Poland aims to curb xenophobia in UK with cultural festival
April 12, 2017Poland's government has announced that a new cultural initiative, Polish Heritage Day, will take place in various locations in the UK on May 6-7, 2017 - the weekend after Poland's Constitution Day.
"Celebrations will take the form of numerous events, shows, picnics, and lectures organized by the Polish diaspora in cooperation with local councils, Polish Saturday schools, and Polish-language Roman Catholic parishes," said a Polish government statement.
"I hope this event will encourage Polish and British people to celebrate together because we should know each other better and the best way of integration is to know more about our neighbors," Arkady Rzegocki, Poland's ambassador to the UK, told AFP about the initiative.
Poles are the largest minority community in the UK with around 850,000 members, however they have been victims of rising xenophobia and violence since the June 2016 Brexit vote. After a Polish man, Arkadiusz Jóźwik, was beaten to death in Harlow in August last year, Rzegocki, as quoted in "The Guardian," expressed fear of ongoing attacks. "Unfortunately there is much more after Brexit. We have found about 15 or 16 such situations."
Polish Heritage Day is one means to limit such tensions by promoting better intercultural understanding.
The event's red-and-white checkered symbol is based on one painted on Polish airplanes during the Battle of Britain in 1940 - Polish pilots made up the second-largest contingent of Allied fighters during the campaign.
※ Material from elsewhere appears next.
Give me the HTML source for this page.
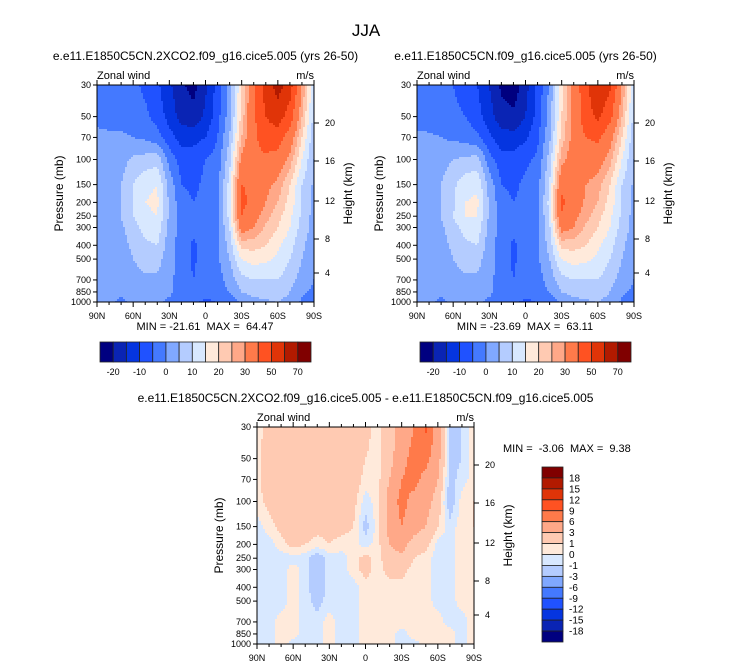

In referencing the fact that the Polish community in the UK dates back to this wartime collaboration and includes a number of anti-communist exiles, the Polish Heritage Day logo aims to promote a long-lasting connection between the two nations that goes beyond the migration wave following Poland’s accession to the EU in 2004.
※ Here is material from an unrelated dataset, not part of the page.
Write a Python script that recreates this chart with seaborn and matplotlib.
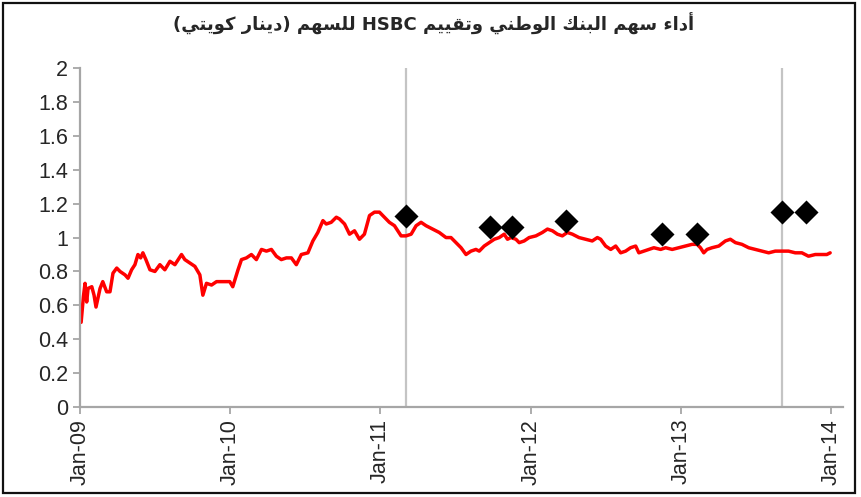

"A number of city councils have already expressed their support for the project by offering patronage and raising the white-and-red flags on town halls during the festival as a gesture of openness and symbol of sympathy," stated the Polish government.
Depending on how Britain's exit from the EU is negotiated, the Polish government is hoping that its citizens do not face too much uncertainty in terms of their future right to work and live in the UK.
"Freedom of movement is very important for Poles. I hope that our governments - the EU and the UK - will remember that during the negotiations," Rzegocki told AFP.